▸ What is needed:
Extract only the first line of the listing and every line after it up to and including the one with "plt.rcParams['axes.unicode_minus'] = False". Omit the pictures.

▸ Extracted material:
+-------+

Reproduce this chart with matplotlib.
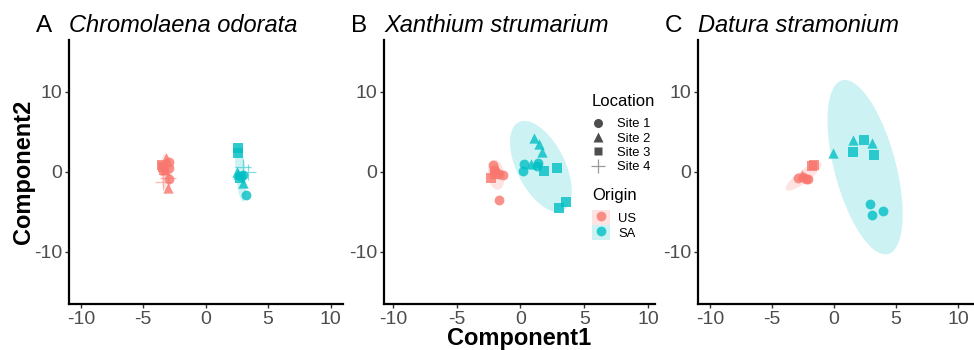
import numpy as np
import matplotlib
matplotlib.use("Agg")
import matplotlib.pyplot as plt
from matplotlib.lines import Line2D
from matplotlib.patches import Patch

plt.rcParams['font.family'] = ['Liberation Sans', 'DejaVu Sans']
plt.rcParams['axes.unicode_minus'] = False

# ---------------- data ----------------
panel_letters = ["A", "B", "C"]
species = ["Chromolaena odorata", "Xanthium strumarium", "Datura stramonium"]
origins = ["US", "SA"]
sites = ["Site 1", "Site 2", "Site 3", "Site 4"]
x_ticks = [-10, -5, 0, 5, 10]
y_ticks = [-10, 0, 10]

# Panel A points: (x, y, origin, site)
a_x = [-2.9, -2.9, -2.9, -3.0, -3.2, -3.25, -3.5, -3.3, -3.4, -3.43, -3.05,
       3.0, 3.19, 2.8, 2.5, 3.0, 2.6, 2.6, 2.6, 2.73, 3.35, 3.0]
a_y = [1.3, 0.45, -0.875, -2.0, 1.8, 0.2, 0.875, 0.25, 0.6, -1.2, -0.7,
       -0.37, -2.9, -0.5, 0.04, -1.4, -0.3, 2.96, 2.34, -0.8, 0.04, 0.67]
a_o = ["US"] * 11 + ["SA"] * 11
a_s = [1, 1, 1, 2, 2, 2, 3, 3, 3, 4, 4,
       1, 1, 1, 2, 2, 2, 3, 3, 3, 4, 4]

# Panel B points
b_x = [-2.15, -2.04, -1.7, -1.39, -1.65, -1.85, -2.3, -2.0,
       0.24, 0.18, 1.4, 1.3, 1.1, 1.42, 1.67, 0.84, 1.83, 2.86, 3.6, 3.03]
b_y = [0.875, 0.25, -0.2, -0.375, -3.5, 0.4, -0.8, -0.3,
       1.0, 0.15, 1.17, 0.8, 4.2, 3.5, 2.45, 0.96, 0.12, 0.5, -3.75, -4.54]
b_o = ["US"] * 8 + ["SA"] * 12
b_s = [1, 1, 1, 1, 1, 2, 3, 3,
       1, 1, 1, 1, 2, 2, 2, 2, 3, 3, 3, 3]

# Panel C points
c_x = [-2.88, -2.47, -2.07, -2.3, -2.6, -1.62, -1.75,
       2.9, 3.04, 3.98, -0.1, 1.56, 3.04, 2.42, 1.5, 3.23]
c_y = [-0.8, -0.58, -0.875, -0.9, -0.375, 0.875, 0.7,
       -4.0, -5.4, -4.9, 2.4, 4.0, 3.6, 4.0, 2.46, 2.1]
c_o = ["US"] * 7 + ["SA"] * 9
c_s = [1, 1, 1, 1, 2, 3, 3,
       1, 1, 1, 2, 2, 2, 3, 3, 3]

# Ellipses: centre (x, y) and shape matrix entries (xx, xy, yy), per panel & origin
ell_cx = {"A": [-3.15, 2.8], "B": [-1.9, 1.6], "C": [-2.45, 2.5]}
ell_cy = {"A": [0.0, -0.1], "B": [-0.35, 0.7], "C": [-0.55, 0.6]}
ell_xx = {"A": [0.2, 0.2], "B": [0.43, 5.86], "C": [2.1, 9.18]}
ell_xy = {"A": [-0.1, -0.72], "B": [-0.2, -7.33], "C": [2.2, -17.8]}
ell_yy = {"A": [5.3, 13.0], "B": [3.5, 32.3], "C": [3.2, 118.8]}

panel_points = {"A": (a_x, a_y, a_o, a_s),
                "B": (b_x, b_y, b_o, b_s),
                "C": (c_x, c_y, c_o, c_s)}

# ---------------- style ----------------
colors = {"US": "#F8766D", "SA": "#00BFC4"}
markers = {1: "o", 2: "^", 3: "s", 4: "+"}
sizes = {1: 50, 2: 55, 3: 46, 4: 130}

fig = plt.figure(figsize=(9.74, 3.5), dpi=100)
W, H = 974.0, 350.0
ax_px = {"A": (69, 343), "B": (384, 655), "C": (698, 973)}
xlims = {"A": (-10.95, 11.0), "B": (-10.7, 10.55), "C": (-10.97, 11.2)}
top_px, bot_px = 40, 304

axes = {}
for letter, sp in zip(panel_letters, species):
    l, r = ax_px[letter]
    ax = fig.add_axes([l / W, (H - bot_px) / H, (r - l) / W, (bot_px - top_px) / H])
    axes[letter] = ax
    ax.set_xlim(*xlims[letter])
    ax.set_ylim(-16.5, 16.5)
    for s in ["top", "right"]:
        ax.spines[s].set_visible(False)
    for s in ["left", "bottom"]:
        ax.spines[s].set_linewidth(1.6)
        ax.spines[s].set_color("black")
    ax.set_xticks(x_ticks)
    ax.set_yticks(y_ticks)
    ax.tick_params(labelsize=14, labelcolor="#4D4D4D", color="#333333",
                   length=3, width=1, pad=2)

    # ellipses
    t = np.linspace(0, 2 * np.pi, 200)
    for i, o in enumerate(origins):
        M = np.array([[ell_xx[letter][i], ell_xy[letter][i]],
                      [ell_xy[letter][i], ell_yy[letter][i]]])
        L = np.linalg.cholesky(M)
        pts = L @ np.vstack([np.cos(t), np.sin(t)])
        ax.fill(pts[0] + ell_cx[letter][i], pts[1] + ell_cy[letter][i],
                color=colors[o], alpha=0.2, lw=0, zorder=1)

    # points
    xs, ys, os_, ss = panel_points[letter]
    xs = np.array(xs); ys = np.array(ys); os_ = np.array(os_); ss = np.array(ss)
    for o in origins:
        for s in [1, 2, 3, 4]:
            m = (os_ == o) & (ss == s)
            if not m.any():
                continue
            if s == 4:
                ax.scatter(xs[m], ys[m], marker="+", s=sizes[s], c=colors[o],
                           alpha=0.5, linewidths=0.9, zorder=3)
            else:
                ax.scatter(xs[m], ys[m], marker=markers[s], s=sizes[s], c=colors[o],
                           alpha=0.8, linewidths=0, zorder=3)

    # titles
    ax.text(-33 / (r - l), 1.012, letter, transform=ax.transAxes, fontsize=17.5,
            ha="left", va="bottom")
    ax.text(0.0, 1.012, sp, transform=ax.transAxes, fontsize=17,
            style="italic", ha="left", va="bottom")

axes["A"].set_ylabel("Component2", fontsize=17, fontweight="bold", labelpad=-1)
axes["B"].set_xlabel("Component1", fontsize=17, fontweight="bold", labelpad=-1)

# ---------------- legends (panel B) ----------------
axB = axes["B"]
loc_handles = [
    Line2D([], [], ls="none", marker="o", ms=6.5, color="#4D4D4D", mec="none"),
    Line2D([], [], ls="none", marker="^", ms=7, color="#4D4D4D", mec="none"),
    Line2D([], [], ls="none", marker="s", ms=6, color="#4D4D4D", mec="none"),
    Line2D([], [], ls="none", marker="+", ms=10, color="#9A9A9A", mew=0.9),
]
leg1 = axB.legend(loc_handles, sites, title="Location", loc="upper left",
                  bbox_to_anchor=(0.767, 0.795), frameon=False, fontsize=9.4,
                  title_fontsize=12, handlelength=1.0, handletextpad=0.9,
                  labelspacing=0.17, borderpad=0, borderaxespad=0,
                  alignment="left")
leg1._legend_box.sep = 6.5
axB.add_artist(leg1)

org_handles = [
    (Patch(facecolor=colors[o], alpha=0.2, lw=0),
     Line2D([], [], ls="none", marker="o", ms=7, color=colors[o], alpha=0.8, mec="none"))
    for o in origins
]
leg2 = axB.legend(org_handles, origins, title="Origin", loc="upper left",
                  bbox_to_anchor=(0.767, 0.44), frameon=False, fontsize=9.4,
                  title_fontsize=12, handlelength=1.4, handleheight=1.4,
                  handletextpad=0.6, labelspacing=0.0, borderpad=0,
                  borderaxespad=0, alignment="left")
leg2._legend_box.sep = 5

fig.savefig("out.png", dpi=100)
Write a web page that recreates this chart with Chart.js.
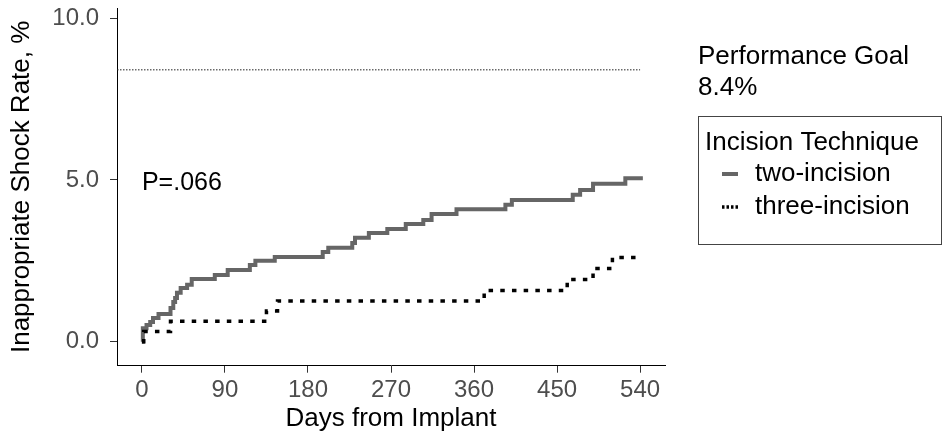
<!DOCTYPE html>
<html>
<head>
<meta charset="utf-8">
<script src="https://cdn.jsdelivr.net/npm/chart.js@4.4.1/dist/chart.umd.min.js"></script>
<style>
  html, body { margin: 0; padding: 0; background: #fff; }
</style>
</head>
<body>
<canvas id="kmChart" width="942" height="439"></canvas>
<script>
// axis ranges and ticks
const xMin = -27, xMax = 567;
const yMin = -0.74, yMax = 10.31;
const xTicks = [0, 90, 180, 270, 360, 450, 540];
const yTicks = [0, 5, 10];

// two-incision (cumulative rate, %)
const twoDays = [0, 1, 5, 9, 12, 18, 31, 34, 36, 38, 42, 49, 54, 79, 93, 117, 123, 144, 196, 202,
    228, 231, 246, 266, 286, 305, 314, 341, 394, 401, 467, 475, 489, 524, 543];
const twoRate = [0, 0.42, 0.52, 0.61, 0.73, 0.86, 1.04, 1.23, 1.35, 1.51, 1.66, 1.76, 1.94, 2.06, 2.22, 2.37, 2.50, 2.62, 2.77, 2.90,
    3.05, 3.21, 3.36, 3.48, 3.64, 3.76, 3.95, 4.09, 4.23, 4.38, 4.54, 4.69, 4.88, 5.05, 5.05];

// three-incision
const threeDays = [0, 2, 31, 135, 147, 371, 461, 489, 510, 542];
const threeRate = [0, 0.32, 0.63, 0.95, 1.26, 1.58, 1.92, 2.26, 2.60, 2.60];

// performance goal line
const goalDays = [xMin, 540];
const goalRate = [8.4, 8.4];

const pLabel = 'P=.066';
const pPos = [0, 4.9];

const FONT = '"Liberation Sans", Arial, Helvetica, sans-serif';
Chart.defaults.font.family = FONT;

const toPts = (xs, ys) => xs.map((x, i) => ({x: x, y: ys[i]}));

// annotation + legend drawn on the canvas
const extras = {
    id: 'extras',
    afterDraw(chart) {
        const ctx = chart.ctx;
        const {x, y} = chart.scales;
        ctx.save();
        ctx.fillStyle = '#000';
        ctx.textBaseline = 'middle';
        ctx.textAlign = 'left';
        ctx.font = `25px ${FONT}`;
        ctx.fillText(pLabel, x.getPixelForValue(pPos[0]), y.getPixelForValue(pPos[1]));

        ctx.font = `26px ${FONT}`;
        ctx.fillText('Performance Goal', 698, 57);
        ctx.fillText('8.4%', 698, 88);

        ctx.strokeStyle = '#444';
        ctx.lineWidth = 1;
        ctx.strokeRect(698.5, 116.5, 243, 128);

        ctx.fillText('Incision Technique', 705, 143);
        ctx.fillText('two-incision', 755, 174);
        ctx.fillText('three-incision', 755, 207);

        ctx.strokeStyle = '#666666';
        ctx.lineWidth = 4;
        ctx.beginPath();
        ctx.moveTo(722, 174);
        ctx.lineTo(738, 174);
        ctx.stroke();

        ctx.strokeStyle = '#000';
        ctx.lineWidth = 3.5;
        ctx.setLineDash([2.5, 2]);
        ctx.beginPath();
        ctx.moveTo(722, 207);
        ctx.lineTo(738, 207);
        ctx.stroke();
        ctx.restore();
    }
};

new Chart(document.getElementById('kmChart').getContext('2d'), {
    type: 'line',
    data: {
        datasets: [
            {
                label: 'three-incision',
                data: toPts(threeDays, threeRate),
                stepped: true,
                borderColor: '#000',
                borderWidth: 3.5,
                borderDash: [4.5, 7.2],
                borderCapStyle: 'butt',
                pointRadius: 0,
                fill: false,
                order: 0
            },
            {
                label: 'two-incision',
                data: toPts(twoDays, twoRate),
                stepped: true,
                borderColor: '#666666',
                borderWidth: 4,
                pointRadius: 0,
                fill: false,
                order: 1
            },
            {
                label: 'goal',
                data: toPts(goalDays, goalRate),
                borderColor: '#222',
                borderWidth: 1,
                borderDash: [1.5, 1.5],
                pointRadius: 0,
                fill: false,
                order: 2
            }
        ]
    },
    options: {
        responsive: false,
        animation: false,
        layout: {padding: {top: 8, right: 277, left: 0, bottom: 0}},
        plugins: {legend: {display: false}, tooltip: {enabled: false}},
        scales: {
            x: {
                type: 'linear',
                min: xMin,
                max: xMax,
                afterBuildTicks: s => { s.ticks = xTicks.map(v => ({value: v})); },
                afterFit: s => { s.height = 73.3; s.paddingLeft = 0; s.paddingRight = 0; },
                grid: {drawOnChartArea: false, drawTicks: true, tickLength: 7, color: '#333'},
                border: {display: true, color: '#000', width: 1},
                ticks: {color: '#4d4d4d', font: {size: 24}, padding: 3, maxRotation: 0},
                title: {display: true, text: 'Days from Implant', color: '#000',
                    font: {size: 26}, padding: {top: 0, bottom: 5}}
            },
            y: {
                type: 'linear',
                min: yMin,
                max: yMax,
                afterBuildTicks: s => { s.ticks = yTicks.map(v => ({value: v})); },
                afterFit: s => { s.width = 117; s.paddingTop = 0; s.paddingBottom = 0; },
                grid: {drawOnChartArea: false, drawTicks: true, tickLength: 7, color: '#333'},
                border: {display: true, color: '#000', width: 1},
                ticks: {color: '#4d4d4d', font: {size: 24}, padding: 11,
                    callback: v => v.toFixed(1)},
                title: {display: true, text: 'Inappropriate Shock Rate, %', color: '#000',
                    font: {size: 26}, padding: {top: 6, bottom: 0}}
            }
        }
    },
    plugins: [extras]
});
</script>
</body>
</html>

+-------+

▸ Answer to the problem:
Reproduce this chart with matplotlib.
import numpy as np
import matplotlib
matplotlib.use("Agg")
import matplotlib.pyplot as plt
from matplotlib.lines import Line2D
from matplotlib.patches import Patch

plt.rcParams['font.family'] = ['Liberation Sans', 'DejaVu Sans']
plt.rcParams['axes.unicode_minus'] = False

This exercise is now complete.